In the four page dispatch, Las Artesanas claimed responsibility for having planted the dolls which precipitated the brief grape recall and urged American consumers to reconsider their “duplicitous” relationship with the government of Mexico.

The small black dolls in question are known as Marcos dolls in Mexico and are identical to the wool dolls dressed in indigenous Chiapanecan clothing that have been sold to tourists for decades. The simple addition of a ski mask and a toothpick rifle transforms them into toy versions of the famous Zapatista spokesman and strategist Subcomandante Marcos.

The Zapatista rebels have been struggling to secure civil rights and land reforms for indigenous peoples in Chiapas, the southernmost state of Mexico.

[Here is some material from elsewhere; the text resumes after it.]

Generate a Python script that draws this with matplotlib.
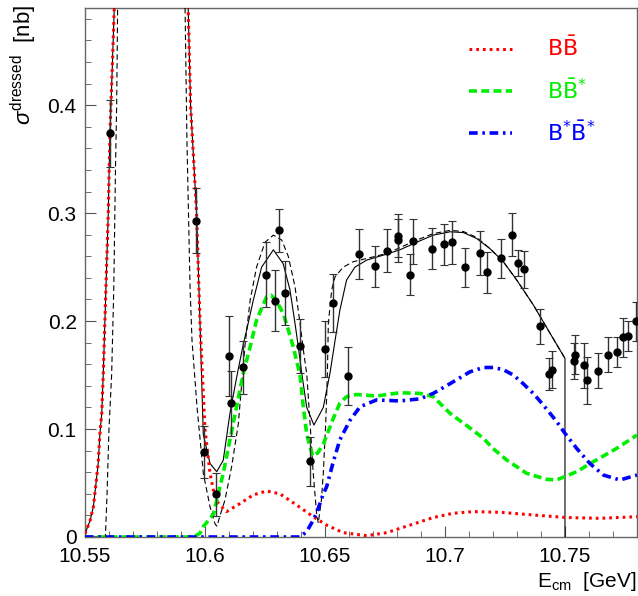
# Dressed cross section vs E_cm with BB, BB*, B*B* components
import matplotlib.pyplot as plt
from matplotlib.ticker import MultipleLocator
from matplotlib.font_manager import FontProperties

plt.rcParams['font.family'] = ['Liberation Sans', 'DejaVu Sans']
plt.rcParams['mathtext.fontset'] = 'custom'
plt.rcParams['mathtext.rm'] = 'Liberation Sans'
plt.rcParams['mathtext.it'] = 'Liberation Sans:italic'

######## Data points ########
pt_x = [10.5604, 10.5963, 10.5997, 10.6045, 10.6101, 10.6108, 10.6160, 10.6255, 10.6290,
        10.6310, 10.6333, 10.6396, 10.6437, 10.6500, 10.6535, 10.6597, 10.6643, 10.6707,
        10.6757, 10.6803, 10.6803, 10.6853, 10.6868, 10.6947, 10.6995, 10.7029, 10.7082,
        10.7147, 10.7174, 10.7232, 10.7279, 10.7305, 10.7328, 10.7395, 10.7433, 10.7445,
        10.7540, 10.7539, 10.7580, 10.7592, 10.7639, 10.7680, 10.7715, 10.7743, 10.7763,
        10.7798]
pt_y = [0.374, 0.293, 0.079, 0.0395, 0.168, 0.124, 0.157, 0.243, 0.219,
        0.284, 0.226, 0.177, 0.070, 0.174, 0.217, 0.149, 0.262, 0.251,
        0.265, 0.279, 0.275, 0.243, 0.274, 0.267, 0.271, 0.273, 0.250,
        0.263, 0.245, 0.258, 0.280, 0.254, 0.248, 0.195, 0.151, 0.155,
        0.169, 0.163, 0.159, 0.145, 0.154, 0.169, 0.171, 0.185, 0.186,
        0.200]
pt_err = [0.031, 0.030, 0.024, 0.020, 0.037, 0.030, 0.025, 0.030, 0.028,
          0.020, 0.030, 0.025, 0.023, 0.026, 0.027, 0.027, 0.023, 0.019,
          0.020, 0.020, 0.020, 0.019, 0.021, 0.019, 0.019, 0.020, 0.018,
          0.020, 0.019, 0.018, 0.020, 0.012, 0.017, 0.016, 0.015, 0.017,
          0.018, 0.017, 0.021, 0.022, 0.016, 0.016, 0.014, 0.018, 0.014,
          0.018]

######## Curves ########
bb_x = [10.5500, 10.5521, 10.5535, 10.5546, 10.5555, 10.5562, 10.5570, 10.5576, 10.5583,
        10.5590, 10.5597, 10.5604, 10.5613, 10.5622, 10.5650, 10.5800, 10.5900, 10.5930,
        10.5940, 10.5965, 10.5979, 10.6000, 10.6021, 10.6035, 10.6056, 10.6090, 10.6146,
        10.6201, 10.6257, 10.6312, 10.6382, 10.6451, 10.6507, 10.6576, 10.6674, 10.6757,
        10.6854, 10.6951, 10.7035, 10.7118, 10.7229, 10.7368, 10.7507, 10.7646, 10.7800]
bb_y = [0.003, 0.015, 0.028, 0.050, 0.068, 0.095, 0.115, 0.150, 0.200,
        0.250, 0.300, 0.374, 0.430, 0.490, 0.800, 2.000, 0.800, 0.490,
        0.400, 0.300, 0.200, 0.100, 0.059, 0.0435, 0.031, 0.0235, 0.031,
        0.039, 0.0426, 0.040, 0.0296, 0.0188, 0.011, 0.004, 0.0012, 0.004,
        0.011, 0.018, 0.022, 0.0235, 0.0229, 0.0204, 0.018, 0.0173, 0.0188]

bbs_x = [10.5500, 10.5951, 10.5979, 10.5993, 10.6035, 10.6076, 10.6104, 10.6132, 10.6160,
         10.6188, 10.6215, 10.6257, 10.6275, 10.6300, 10.6326, 10.6347, 10.6368, 10.6396,
         10.6410, 10.6424, 10.6449, 10.6470, 10.6493, 10.6535, 10.6562, 10.6590, 10.6630,
         10.6715, 10.6812, 10.6896, 10.6951, 10.7021, 10.7104, 10.7160, 10.7200, 10.7257,
         10.7340, 10.7424, 10.7465, 10.7549, 10.7618, 10.7715, 10.7800]
bbs_y = [0.0, 0.0, 0.0034, 0.0096, 0.021, 0.059, 0.090, 0.121, 0.152,
         0.176, 0.201, 0.2225, 0.224, 0.218, 0.207, 0.192, 0.176, 0.150,
         0.120, 0.095, 0.075, 0.078, 0.086, 0.110, 0.124, 0.130, 0.132,
         0.1306, 0.1336, 0.133, 0.130, 0.1145, 0.101, 0.0914, 0.082, 0.0713,
         0.059, 0.0534, 0.0528, 0.0605, 0.0697, 0.082, 0.0944]

bsbs_x = [10.5500, 10.6396, 10.6424, 10.6451, 10.6465, 10.6493, 10.6507, 10.6535, 10.6562,
          10.6604, 10.6646, 10.6715, 10.6812, 10.6896, 10.6951, 10.7021, 10.7104, 10.7160,
          10.7201, 10.7243, 10.7285, 10.7326, 10.7368, 10.7403, 10.7438, 10.7465, 10.7500,
          10.7549, 10.7604, 10.7660, 10.7729, 10.7800]
bsbs_y = [0.0, 0.0, 0.005, 0.0157, 0.022, 0.040, 0.0466, 0.070, 0.090,
          0.108, 0.1206, 0.127, 0.126, 0.128, 0.133, 0.142, 0.153, 0.157,
          0.157, 0.155, 0.150, 0.142, 0.133, 0.124, 0.1145, 0.107, 0.096,
          0.082, 0.068, 0.0574, 0.0528, 0.0574]

fit_x = [10.5500, 10.5521, 10.5535, 10.5546, 10.5555, 10.5562, 10.5570, 10.5576, 10.5583,
         10.5590, 10.5597, 10.5604, 10.5613, 10.5622, 10.5650, 10.5800, 10.5900, 10.5930,
         10.5940, 10.5965, 10.5979, 10.5993, 10.6021, 10.6049, 10.6076, 10.6104, 10.6132,
         10.6160, 10.6174, 10.6201, 10.6236, 10.6285, 10.6326, 10.6354, 10.6375, 10.6389,
         10.6403, 10.6424, 10.6454, 10.6493, 10.6521, 10.6542, 10.6562, 10.6590, 10.6625,
         10.6674, 10.6757, 10.6812, 10.6882, 10.6951, 10.7021, 10.7076, 10.7132, 10.7188,
         10.7243, 10.7299, 10.7368, 10.7438, 10.7500, 10.7500]
fit_y = [0.003, 0.015, 0.028, 0.050, 0.068, 0.095, 0.115, 0.150, 0.200,
         0.250, 0.300, 0.374, 0.430, 0.490, 0.800, 2.000, 0.800, 0.490,
         0.400, 0.300, 0.200, 0.095, 0.068, 0.0605, 0.071, 0.1145, 0.148,
         0.179, 0.192, 0.219, 0.250, 0.266, 0.253, 0.229, 0.198, 0.176,
         0.152, 0.120, 0.1037, 0.120, 0.152, 0.182, 0.210, 0.238, 0.250,
         0.2565, 0.262, 0.266, 0.273, 0.2796, 0.2827, 0.282, 0.2765, 0.267,
         0.255, 0.238, 0.215, 0.1886, 0.1654, 0.0]

fit2_x = [10.5500, 10.5585, 10.5592, 10.5600, 10.5611, 10.5620, 10.5627, 10.5632, 10.5636,
          10.5660, 10.5800, 10.5890, 10.5917, 10.5925, 10.5938, 10.5946, 10.5967, 10.5993,
          10.6021, 10.6042, 10.6050, 10.6063, 10.6083, 10.6111, 10.6139, 10.6153, 10.6167,
          10.6188, 10.6215, 10.6250, 10.6285, 10.6320, 10.6347, 10.6375, 10.6396, 10.6410,
          10.6424, 10.6438, 10.6451, 10.6465, 10.6472, 10.6485, 10.6493, 10.6503, 10.6510,
          10.6514, 10.6528, 10.6542, 10.6576, 10.6618, 10.6674, 10.6757, 10.6812, 10.6882,
          10.6951, 10.7021, 10.7076, 10.7132, 10.7188, 10.7243, 10.7299, 10.7368, 10.7438,
          10.7500]
fit2_y = [0.0, 0.0, 0.04, 0.10, 0.15, 0.23, 0.34, 0.40, 0.49,
          0.80, 2.00, 0.80, 0.49, 0.365, 0.23, 0.182, 0.12, 0.059,
          0.028, 0.012, 0.010, 0.020, 0.034, 0.065, 0.105, 0.142, 0.178,
          0.219, 0.250, 0.273, 0.2796, 0.275, 0.260, 0.232, 0.198, 0.173,
          0.151, 0.105, 0.059, 0.022, 0.013, 0.034, 0.059, 0.105, 0.151,
          0.198, 0.229, 0.241, 0.250, 0.255, 0.258, 0.2626, 0.268, 0.275,
          0.281, 0.284, 0.283, 0.2775, 0.267, 0.255, 0.238, 0.215, 0.1886,
          0.1654]

labels = [r'$\mathrm{B}\bar{\mathrm{B}}$', r'$\mathrm{B}\bar{\mathrm{B}}^{*}$',
          r'$\mathrm{B}^{*}\bar{\mathrm{B}}^{*}$']

############### MAIN ###############
fig = plt.figure(figsize=(6.38, 5.96), dpi=100)
ax = fig.add_axes([0.1332, 0.099, 0.8652, 0.8876])

ax.plot(fit_x, fit_y, color='k', linewidth=0.8, zorder=3)
ax.plot(fit2_x, fit2_y, color='k', linewidth=0.8, dashes=(5, 3), zorder=3)
l1, = ax.plot(bb_x, bb_y, color='red', linewidth=2.2, linestyle=(0, (0.9, 1.3)), zorder=4)
l2, = ax.plot(bbs_x, bbs_y, color='#00ee00', linewidth=2.6, linestyle=(0, (2.2, 1.2)), zorder=4)
l3, = ax.plot(bsbs_x, bsbs_y, color='blue', linewidth=2.6, linestyle=(0, (2.4, 1.3, 0.7, 1.3)), zorder=4)

ax.errorbar(pt_x, pt_y, yerr=pt_err, fmt='o', color='k', ecolor='#333333', markersize=5,
            elinewidth=1.0, capsize=3, capthick=0.8, zorder=5)

ax.set_xlim(10.55, 10.78)
ax.set_ylim(0, 0.49)
ax.set_xticks([10.55, 10.6, 10.65, 10.7, 10.75])
ax.set_xticklabels(['10.55', '10.6', '10.65', '10.7', '10.75'])
ax.set_yticks([0, 0.1, 0.2, 0.3, 0.4])
ax.set_yticklabels(['0', '0.1', '0.2', '0.3', '0.4'])
ax.xaxis.set_minor_locator(MultipleLocator(0.01))
ax.yaxis.set_minor_locator(MultipleLocator(0.02))
ax.tick_params(which='both', direction='in', labelsize=15, color='#555555')
ax.tick_params(which='major', length=8)
ax.tick_params(which='minor', length=4.5)
ax.tick_params(axis='x', pad=7)
ax.tick_params(axis='y', pad=6)
for s in ax.spines.values():
    s.set_color('#666666')
    s.set_linewidth(1.0)

legfont = FontProperties(family='DejaVu Sans', size=16, math_fontfamily='dejavusans')
leg = ax.legend([l1, l2, l3], labels, loc='upper left', bbox_to_anchor=(0.66, 0.985),
                frameon=False, prop=legfont, handlelength=1.9, handletextpad=1.6,
                labelspacing=0.8, labelcolor='linecolor')

fig.text(0.038, 0.992, r'$\sigma^{\mathrm{dressed}}$  [nb]', rotation=90, ha='center', va='top', fontsize=16)
fig.text(0.998, 0.005, r'$\mathrm{E_{cm}}$  [GeV]', ha='right', va='bottom', fontsize=15)

plt.savefig('out.png', dpi=100)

In the press release, Las Artesanas repeatedly asked “Uvas Qué?” while imploring shoppers to “do some comparison shopping and calculate the human costs of the feudal conditions in Chiapas.”

Anthropologist Lawrence Rivers who teaches at the University of Southern California has been studying the unrest in Chiapas and Las Artesanas, in particular, for the last few years. Rivers believes this latest media stunt is an attempt by the Zapatistas to reach out to potential sympathizers in the U.S.

It is Rivers opinion that Las Artesanas may be using the rhetoric of the U.S. civil rights movement to garner much needed support. Says Rivers, “The fate of the indigenous people could mark a turnaround in the history of Latin American countries…[where] race has all too often been used as a barrier to democracy and economic opportunity.”

The Zapatistas have recently been invited to resume negotiations with the Mexican government after nearly a year-long stalemate.